Israele: “Hamas voleva usare armi biologiche, ecco il manuale”

(Adnkronos) – I miliziani di Hamas volevano produrre armi biologiche, classificate come armi di distruzione di massa, e in particolare la tossina botulinica per provocare un’intossicazione collettiva in Israele. Lo denunciano le Idf rendendo noto un manuale di 26 pagine che, spiegano, è stato trovato sequestrato ad alcuni dei terroristi entrati in Israele lo scorso 7 ottobre. Il documento, di cui Adnkronos ha visto una copia, contiene le istruzioni per produrre e utilizzare tossine botuliniche in grado di causare botulismo, malattia che colpisce il sistema nervoso causando paralisi e anche la morte. Nel testo si chiede ”a Dio, l’Altissimo, di accettare questo come una buona azione, che sia utile all’Islam, ai musulmani, al Jihad e a coloro che si impegnano nella causa di Dio contro gli infedeli”. 

I miliziani di Hamas non hanno utilizzato armi biologiche il 7 ottobre scorso, ricordano le autorità israeliane. Ma, precisano le fonti, la tossina botulinica è una delle più letali e, sostengono, ”un solo grammo in purezza è sufficiente per uccidere un milione di persone. Si tratta di un fatto scientifico”. Ma, precisano, ”ci sono alcune difficoltà pratiche nel raggiungere un sufficiente grado di purezza e nel diffonderlo su larga scala”.  

Sta di fatto che il botulino è ”un’arma biologica non cara e che non richiede tecniche sofisticate” per essere prodotta (il manuale). Anche se non sufficientemente puro da essere altamente letale, il risultato finale è una polvere che può essere facilmente trasferita e utilizzata, inalata o ingerita. Sviluppata in vitro, la tossina può essere aggiunta ai cibi o diffusa nell’aria. In caso di intossicazione da botulino, il paziente deve ricevere ossigeno e un’antitossina che funga da antidoto. Ed è questa l’unica cura possibile, spiegano fonti israeliane, aggiungendo che un rinvio della somministrazione può portare alla morte. 

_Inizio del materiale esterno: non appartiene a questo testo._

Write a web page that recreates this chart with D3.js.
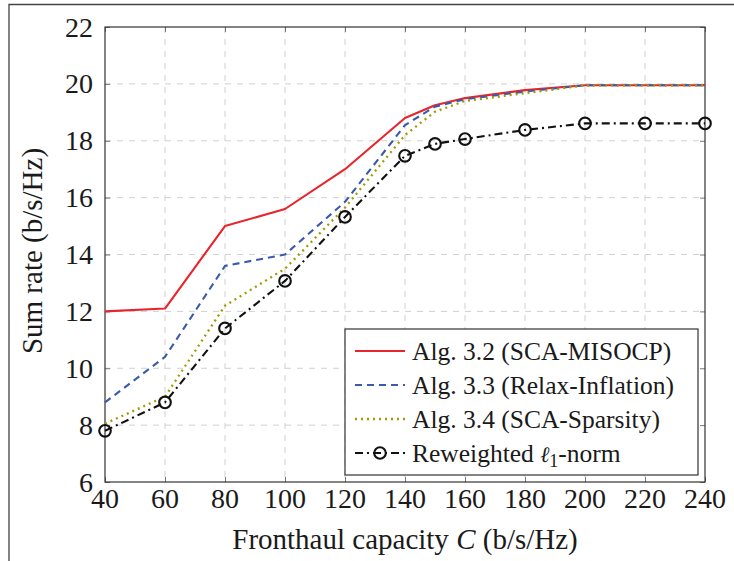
<!DOCTYPE html>
<html><head><meta charset="utf-8"><script src="https://cdn.jsdelivr.net/npm/d3@7"></script></head>
<body style="margin:0">
<svg id="c" width="734" height="561"></svg>
<script>
// ---- data ----
const capacity = [40, 60, 80, 100, 120, 140, 150, 160, 180, 200, 220, 240];
const scaMisocp = [12.0, 12.1, 15.0, 15.6, 17.0, 18.8, 19.25, 19.5, 19.78, 19.95, 19.95, 19.95];
const relaxInflation = [8.8, 10.4, 13.6, 14.0, 15.85, 18.55, 19.2, 19.46, 19.73, 19.95, 19.95, 19.95];
const scaSparsity = [8.05, 9.0, 12.2, 13.5, 15.65, 18.2, 19.02, 19.4, 19.67, 19.95, 19.95, 19.95];
const reweighted = [7.8, 8.8, 11.4, 13.07, 15.32, 17.47, 17.89, 18.06, 18.38, 18.61, 18.61, 18.61];
const xTicks = [40, 60, 80, 100, 120, 140, 160, 180, 200, 220, 240];
const yTicks = [6, 8, 10, 12, 14, 16, 18, 20, 22];
const legendLabels = ["Alg. 3.2 (SCA-MISOCP)", "Alg. 3.3 (Relax-Inflation)", "Alg. 3.4 (SCA-Sparsity)", "Reweighted "];

const TXT = "#1a1a1a";
const svg = d3.select("#c");
const L = 105, R = 705, T = 27, B = 482;
const x = d3.scaleLinear().domain([40, 240]).range([L, R]);
const y = d3.scaleLinear().domain([6, 22]).range([B, T]);
// text helper mirroring the approach that renders serif correctly
function txt(parent, str, px) {
  return parent.append("text").attr("font-family", "Liberation Serif")
    .style("font-family", '"Liberation Serif"').style("font-size", px + "px")
    .attr("fill", TXT).text(str);
}

// outer frame (partial, as in reference)
svg.append("path").attr("d", "M9,561 V4.5 H734").attr("fill", "none")
  .attr("stroke", "#444").attr("stroke-width", 1.3);

// grid
const grid = svg.append("g");
grid.selectAll("line.gx").data(xTicks.slice(1, -1)).join("line")
  .attr("x1", d => x(d)).attr("x2", d => x(d)).attr("y1", T).attr("y2", B)
  .attr("stroke", "#d0d0d0").attr("stroke-width", 1).attr("stroke-dasharray", "6,6");
grid.selectAll("line.gy").data(yTicks.slice(1, -1)).join("line")
  .attr("x1", L).attr("x2", R).attr("y1", d => y(d)).attr("y2", d => y(d))
  .attr("stroke", "#d0d0d0").attr("stroke-width", 1).attr("stroke-dasharray", "6,6");

// axes with inward ticks (labels drawn separately from the same scales)
const tickLen = 5;
const axes = [
  svg.append("g").attr("transform", `translate(0,${B})`).call(d3.axisBottom(x).tickValues(xTicks).tickSize(-tickLen).tickFormat("")),
  svg.append("g").attr("transform", `translate(0,${T})`).call(d3.axisTop(x).tickValues(xTicks).tickSize(-tickLen).tickFormat("")),
  svg.append("g").attr("transform", `translate(${L},0)`).call(d3.axisLeft(y).tickValues(yTicks).tickSize(-tickLen).tickFormat("")),
  svg.append("g").attr("transform", `translate(${R},0)`).call(d3.axisRight(y).tickValues(yTicks).tickSize(-tickLen).tickFormat(""))
];
axes.forEach(a => {
  a.select(".domain").remove();
  a.selectAll(".tick line").attr("stroke", "#777").attr("stroke-width", 1);
  a.selectAll(".tick text").remove();
});
xTicks.forEach(v => {
  txt(svg, String(v), 28).attr("x", x(v)).attr("y", B + 26).attr("text-anchor", "middle");
});
yTicks.forEach(v => {
  txt(svg, String(v), 28).attr("x", L - 12).attr("y", y(v) + 9.5).attr("text-anchor", "end");
});

// plot box
svg.append("rect").attr("x", L).attr("y", T).attr("width", R - L).attr("height", B - T)
  .attr("fill", "none").attr("stroke", "#333").attr("stroke-width", 1.2);

// series
const series = [
  { vals: scaMisocp, color: "#e8242c", dash: null, w: 2.1 },
  { vals: relaxInflation, color: "#3a5bad", dash: "7,5", w: 2.1 },
  { vals: scaSparsity, color: "#a19a00", dash: "2,4", w: 2.3 },
  { vals: reweighted, color: "#111", dash: "8,4,2,4", w: 2.1, marker: true }
];
const line = d3.line().x(d => x(d[0])).y(d => y(d[1]));
const plot = svg.append("g");
series.forEach(s => {
  const pts = capacity.map((c, i) => [c, s.vals[i]]);
  plot.append("path").datum(pts).attr("d", line).attr("fill", "none")
    .attr("stroke", s.color).attr("stroke-width", s.w)
    .attr("stroke-dasharray", s.dash).attr("stroke-linejoin", "round");
  if (s.marker) {
    plot.selectAll(null).data(pts).join("circle")
      .attr("cx", d => x(d[0])).attr("cy", d => y(d[1])).attr("r", 5.8)
      .attr("fill", "none").attr("stroke", s.color).attr("stroke-width", 2.1);
  }
});

// legend
const lg = svg.append("g");
lg.append("rect").attr("x", 345).attr("y", 329).attr("width", 353).attr("height", 146)
  .attr("fill", "#fff").attr("stroke", "#333").attr("stroke-width", 1.2);
const rowY = [351, 385, 419, 453];
series.forEach((s, i) => {
  lg.append("line").attr("x1", 355).attr("x2", 405).attr("y1", rowY[i]).attr("y2", rowY[i])
    .attr("stroke", s.color).attr("stroke-width", s.w).attr("stroke-dasharray", s.dash);
  if (s.marker) {
    lg.append("circle").attr("cx", 380).attr("cy", rowY[i]).attr("r", 5.8)
      .attr("fill", "none").attr("stroke", s.color).attr("stroke-width", 2.1);
  }
  const t = txt(lg, legendLabels[i], 25.5).attr("x", 412).attr("y", rowY[i] + 8.5);
  if (i === 3) {
    t.append("tspan").attr("font-style", "italic").style("font-family", '"DejaVu Serif"').style("font-size", "22px").text("ℓ");
    t.append("tspan").style("font-size", "18px").attr("dy", 5).text("1");
    t.append("tspan").attr("dy", -5).text("-norm");
  }
});

// axis labels
const xl = txt(svg, "Fronthaul capacity ", 29).attr("x", 405).attr("y", 549).attr("text-anchor", "middle");
xl.append("tspan").attr("font-style", "italic").text("C");
xl.append("tspan").text(" (b/s/Hz)");
txt(svg, "Sum rate (b/s/Hz)", 29).attr("transform", "translate(42,251) rotate(-90)").attr("text-anchor", "middle");
</script></body></html>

Il manuale sequestrato ai miliziani di Hamas è composto da sei capitoli. A partire da quello che istruisce alla ricerca del batterio che produce la tossina per separarlo dagli altri. Il secondo capitolo dà indicazioni per individuare le condizioni necessarie per riprodurre la tossina in vitro. Segue un capitolo su come separare e purificare la tossina e un altro sulla misurazione della concentrazione della purezza della tossina stessa. Si parla poi di come conservare la tossina e infine, al capitolo sei, di come usarla come ”arma biologica”. 

Vengono quindi elencati gli strumenti necessari, come ad esempio frigoriferi, laboratori dove condurre test medici, un forno per sterilizzare e pulire gli strumenti, un servizio di asciugatura a basse temperature, attrezzature sterilizzate, tubi per la coltivazione dei batteri, barattoli sigillati, reti per trasferire i batteri, un incubatore a temperatura costante per far crescere i batteri e microscopi. 

Gli stessi terroristi sono ben coscienti della pericolosità della tossina tanto che, si legge nel documento, ”anche una piccola quantità può portare alla morte dopo che entra nel corpo attraverso il naso o la bocca” per cui, si avverte, chi la maneggia ”deve seguire precauzioni precise”. Dopo aver indicato una serie di preghiere da eseguire, il documento vieta di mangiare all’interno dei laboratori e impone di indossare sempre una mascherina, un paio di occhiali e dei guanti. Bicchieri, altri oggetti di plastica e tutte le superfici, viene indicato, vanno sterilizzati con acqua e una soluzione con candeggina al 10 per cento. Si chiede poi l’assunzione di ”un antidoto ogni due settimane” e si spiega che questo ”è disponibile nei centri vaccinali della maggior parte dei Paesi”. 

Si parla anche degli ”animali morti” che, ”se possibile, vanno sepolti con l’uso di calce a una profondità significativa”. E’ inoltre ”vietato aspirare liquidi con la bocca” e ”vanno rimossi i vestiti utilizzati per entrate nel laboratorio”. Importante, ”per evitare confusione, registrare i dati e gli esperimentati”. Si segnala inoltre che ”preferibilmente il laboratorio dovrebbe essere collocato lontano dalle zone residenziali in modo da evitare danni alla popolazione in caso di fuga batteriologica”.